Given records —
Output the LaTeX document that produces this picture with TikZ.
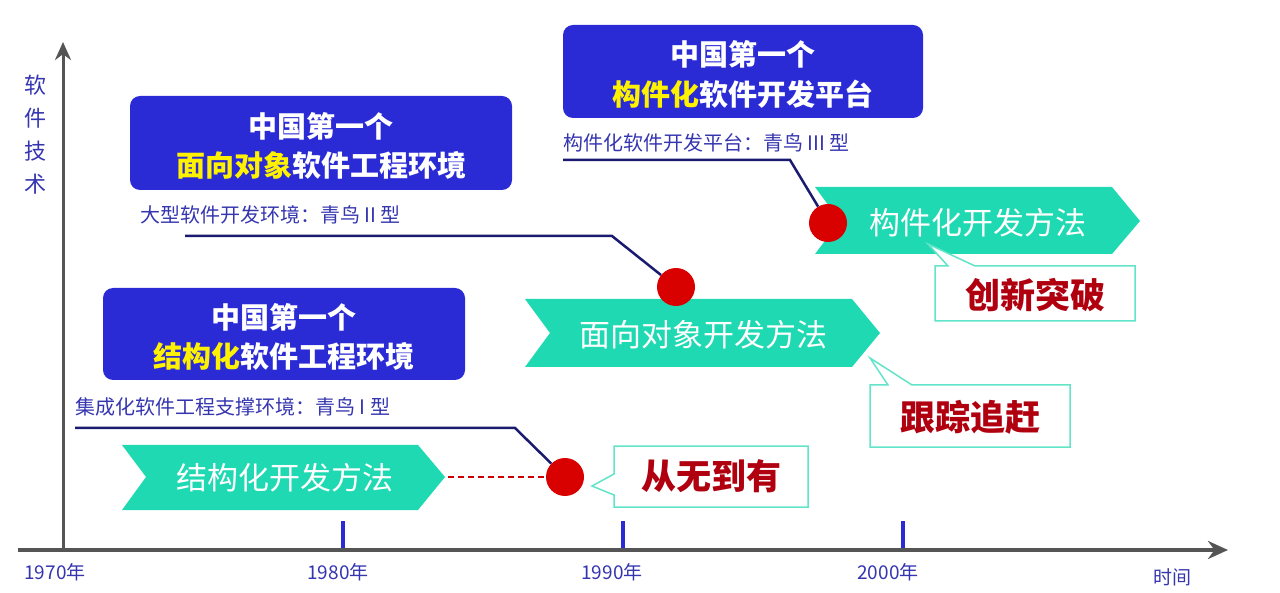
\documentclass[tikz,border=0pt]{standalone}
\usepackage{fontspec}
\setmainfont{Noto Sans CJK SC}
\usetikzlibrary{arrows.meta}
\definecolor{boxblue}{HTML}{2B2BD6}
\definecolor{navy}{HTML}{1A1A70}
\definecolor{teal1}{HTML}{1FD9B2}
\definecolor{darkred}{HTML}{B00010}
\definecolor{lblue}{HTML}{3535B0}
\definecolor{axisgray}{HTML}{555555}
\tikzset{
  bluebox/.style={fill=boxblue,rounded corners=10pt,draw=none},
  boxtxt/.style={text=white,font=\fontsize{29}{30}\selectfont\bfseries},
  sub/.style={text=lblue,font=\fontsize{20}{22}\selectfont,anchor=west,inner sep=0},
  lead/.style={draw=navy,line width=2.5pt},
  dot/.style={circle,fill=red!85!black,minimum size=38pt,inner sep=0},
  chev/.style={fill=teal1,draw=none},
  chevtxt/.style={text=white,font=\fontsize{31}{32}\selectfont},
  callout/.style={fill=white,draw=teal1!70,line width=1.5pt},
  calltxt/.style={text=darkred,font=\fontsize{35}{36}\selectfont\bfseries},
  yr/.style={text=lblue,font=\fontsize{19}{20}\selectfont},
  tick/.style={draw=boxblue,line width=4pt}
}
\begin{document}
\begin{tikzpicture}[x=1pt,y=-1pt]
\useasboundingbox (0,0) rectangle (1280,593);
% axes
\coordinate (yb) at (63,552); \coordinate (yt) at (63,42);
\coordinate (xl) at (18,550); \coordinate (xr) at (1228,550);
\draw[axisgray,line width=3pt,-{Stealth[length=18pt,width=16pt]}] (yb) -- (yt);
\draw[axisgray,line width=4pt,-{Stealth[length=20pt,width=18pt]}] (xl) -- (xr);
\foreach \x in {343,623,903} \draw[tick] (\x,521) -- (\x,548);
\node[yr] (y70) at (55,572) {1970年};
\node[yr] (y80) at (338,572) {1980年};
\node[yr] (y90) at (612,572) {1990年};
\node[yr] (y00) at (888,572) {2000年};
\node[yr] (tm) at (1172,577) {时间};
\node[text=lblue,font=\fontsize{22}{33}\selectfont,align=center] (ylab) at (35,135) {软\\件\\技\\术};
% blue boxes
\draw[bluebox] (130,96) rectangle (512,190);
\node[boxtxt] (b1a) at (321,126) {中国第一个};
\node[boxtxt] (b1b) at (321,165) {\textcolor{yellow}{面向对象}软件工程环境};
\draw[bluebox] (563,25) rectangle (923,118);
\node[boxtxt] (b2a) at (743,54) {中国第一个};
\node[boxtxt] (b2b) at (743,94) {\textcolor{yellow}{构件化}软件开发平台};
\draw[bluebox] (103,288) rectangle (465,380);
\node[boxtxt] (b3a) at (284,317) {中国第一个};
\node[boxtxt] (b3b) at (284,356) {\textcolor{yellow}{结构化}软件工程环境};
% subtitles
\node[sub] (s1) at (140,215) {大型软件开发环境：青鸟 II 型};
\node[sub] (s2) at (563,143) {构件化软件开发平台：青鸟 III 型};
\node[sub] (s3) at (75,407) {集成化软件工程支撑环境：青鸟 I 型};
% chevrons
\fill[chev] (122,445) -- (418,445) -- (445,477) -- (418,510) -- (122,510) -- (146,477) -- cycle;
\node[chevtxt] (c1) at (285,478) {结构化开发方法};
\fill[chev] (525,299) -- (852,299) -- (880,333) -- (852,367) -- (525,367) -- (550,333) -- cycle;
\node[chevtxt] (c2) at (703,335) {面向对象开发方法};
\fill[chev] (815,187) -- (1112,187) -- (1140,221) -- (1112,254) -- (815,254) -- (840,221) -- cycle;
\node[chevtxt] (c3) at (978,223) {构件化开发方法};
% dashed
\coordinate (dl) at (448,477);
\draw[red!80!black,dash pattern=on 6pt off 4pt,line width=2.5pt] (dl) -- (548,477);
% callouts
\draw[callout] (614,446) -- (808,446) -- (808,507) -- (614,507) -- (614,495) -- (592,486) -- (614,474) -- cycle;
\node[calltxt] (k1) at (711,476) {从无到有};
\draw[callout] (870,385) -- (888,385) -- (870,358) -- (912,385) -- (1070,385) -- (1070,447) -- (870,447) -- cycle;
\node[calltxt] (k2) at (970,417) {跟踪追赶};
\draw[callout] (935,266) -- (948,266) -- (928,244) -- (975,266) -- (1135,266) -- (1135,321) -- (935,321) -- cycle;
\node[calltxt] (k3) at (1035,295) {创新突破};
% dots and leads
\node[dot] (d1) at (565,477) {};
\node[dot] (d2) at (676,287) {};
\node[dot] (d3) at (828,223) {};
\coordinate (l1) at (185,236); \coordinate (l1b) at (612,236);
\draw[lead] (l1) -- (l1b) -- (d2);
\coordinate (l2) at (563,160); \coordinate (l2b) at (790,160);
\draw[lead] (l2) -- (l2b) -- (d3);
\coordinate (l3) at (75,428); \coordinate (l3b) at (515,428);
\draw[lead] (l3) -- (l3b) -- (d1);
\end{tikzpicture}
\end{document}
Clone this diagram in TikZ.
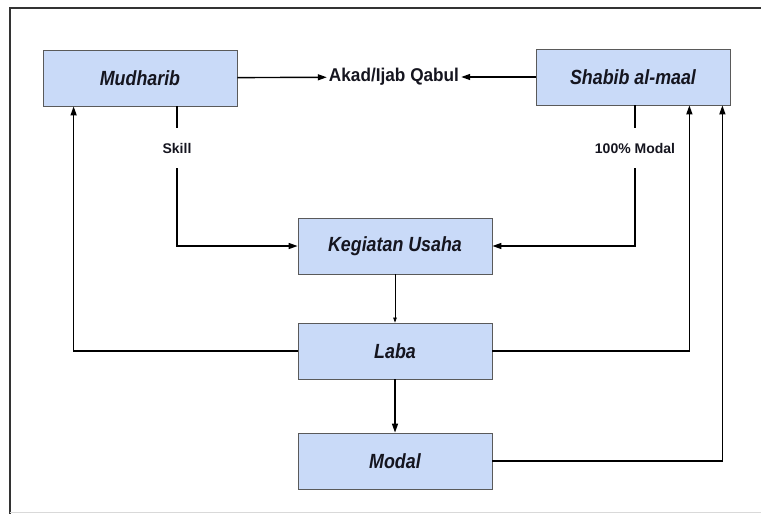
\documentclass[tikz,border=0pt]{standalone}
\usepackage{fontspec}
\setmainfont{Liberation Sans}
\newfontfamily\boxfont[FakeStretch=0.87]{Liberation Sans}
\newfontfamily\akadfont[FakeStretch=0.93]{Liberation Sans}
\usepackage{tikz}
\usetikzlibrary{arrows.meta,positioning,shadows}
\definecolor{boxblue}{HTML}{C9DAF8}
\definecolor{boxline}{HTML}{5A5A5A}
\definecolor{ink}{HTML}{15151F}
\begin{document}
\begin{tikzpicture}[x=1pt,y=-1pt,
    party/.style={draw=boxline,line width=0.8pt,fill=boxblue,text=ink,
      minimum width=194pt,minimum height=56pt,inner sep=0pt,
      font=\boxfont\fontsize{20.5}{23}\selectfont\bfseries\itshape,
      drop shadow={shadow xshift=1.2pt,shadow yshift=-1.2pt,opacity=0.35}},
    akad/.style={font=\akadfont\fontsize{18.5}{21}\selectfont\bfseries,
      text=ink,inner sep=2pt},
    share/.style={font=\fontsize{14}{16}\selectfont\bfseries,text=ink,
      inner sep=1pt,minimum height=40pt},
    flow/.style={line width=1.4pt,-{Triangle[length=9pt,width=6pt]}},
    link/.style={line width=1.4pt}]
\useasboundingbox (0,0) rectangle (761,514);
\draw[line width=1.5pt,black!80] (10,514) -- (10,8) -- (761,8);
\draw[line width=0.8pt,black!15] (10,512) -- (761,512);
\node[party] (Mudharib) at (140,78) {Mudharib};
\node[party] (Shabib) at (633,77) {Shabib al-maal};
\node[akad] (Akad) at (394,77) {Akad/Ijab Qabul};
\node[party] (Kegiatan) at (395,246) {Kegiatan Usaha};
\node[party] (Laba) at (395,351) {Laba};
\node[party] (Modal) at (395,461) {Modal};
\node[share] (Skill) at (177,148) {Skill};
\node[share] (Dana) at (635,148) {100\% Modal};
\draw[flow] (Mudharib) -- (Akad);
\draw[flow] (Shabib) -- (Akad);
\draw[link] (Mudharib.south -| Skill) -- (Skill.north);
\draw[flow] (Skill.south) |- (Kegiatan.west);
\draw[link] (Shabib.south -| Dana) -- (Dana.north);
\draw[flow] (Dana.south) |- (Kegiatan.east);
\draw[line width=0.7pt,-{Triangle[length=5pt,width=3.5pt]}] (Kegiatan) -- (Laba);
\draw[flow] (Laba) -- (Modal);
\draw[flow] (Laba.west) -| ([xshift=31pt]Mudharib.south west);
\draw[flow] (Laba.east) -| ([xshift=-41pt]Shabib.south east);
\draw[flow] (Modal.east) -| ([xshift=-8pt]Shabib.south east);
\end{tikzpicture}
\end{document}
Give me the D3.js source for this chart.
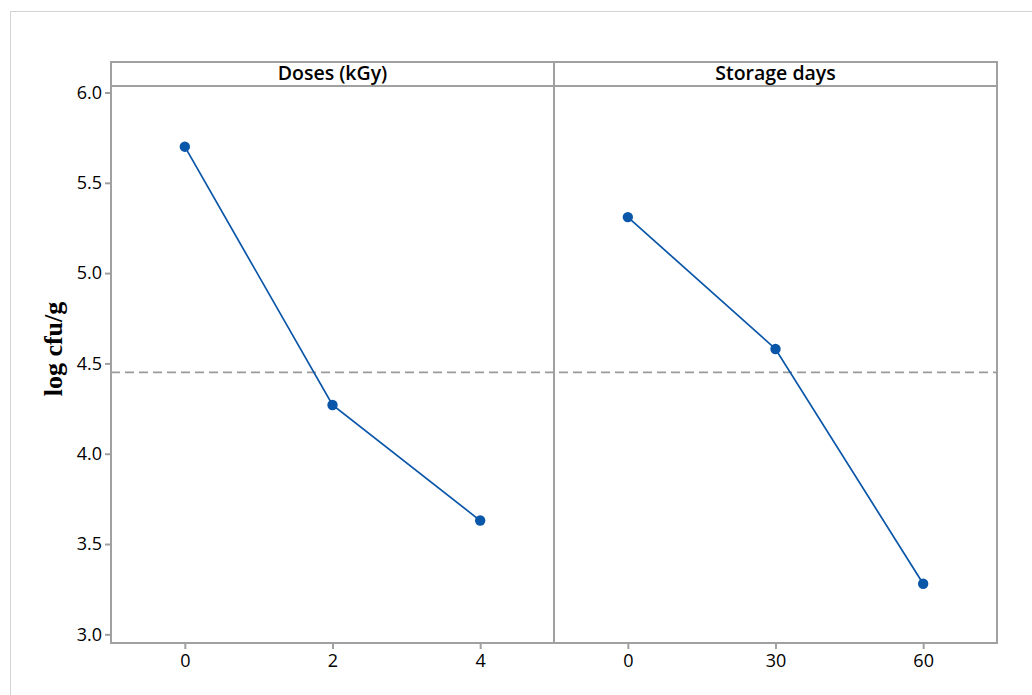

Exercise description —
Looking at the material above, count the lines that hold "this" and give the total alone.

Reply —
3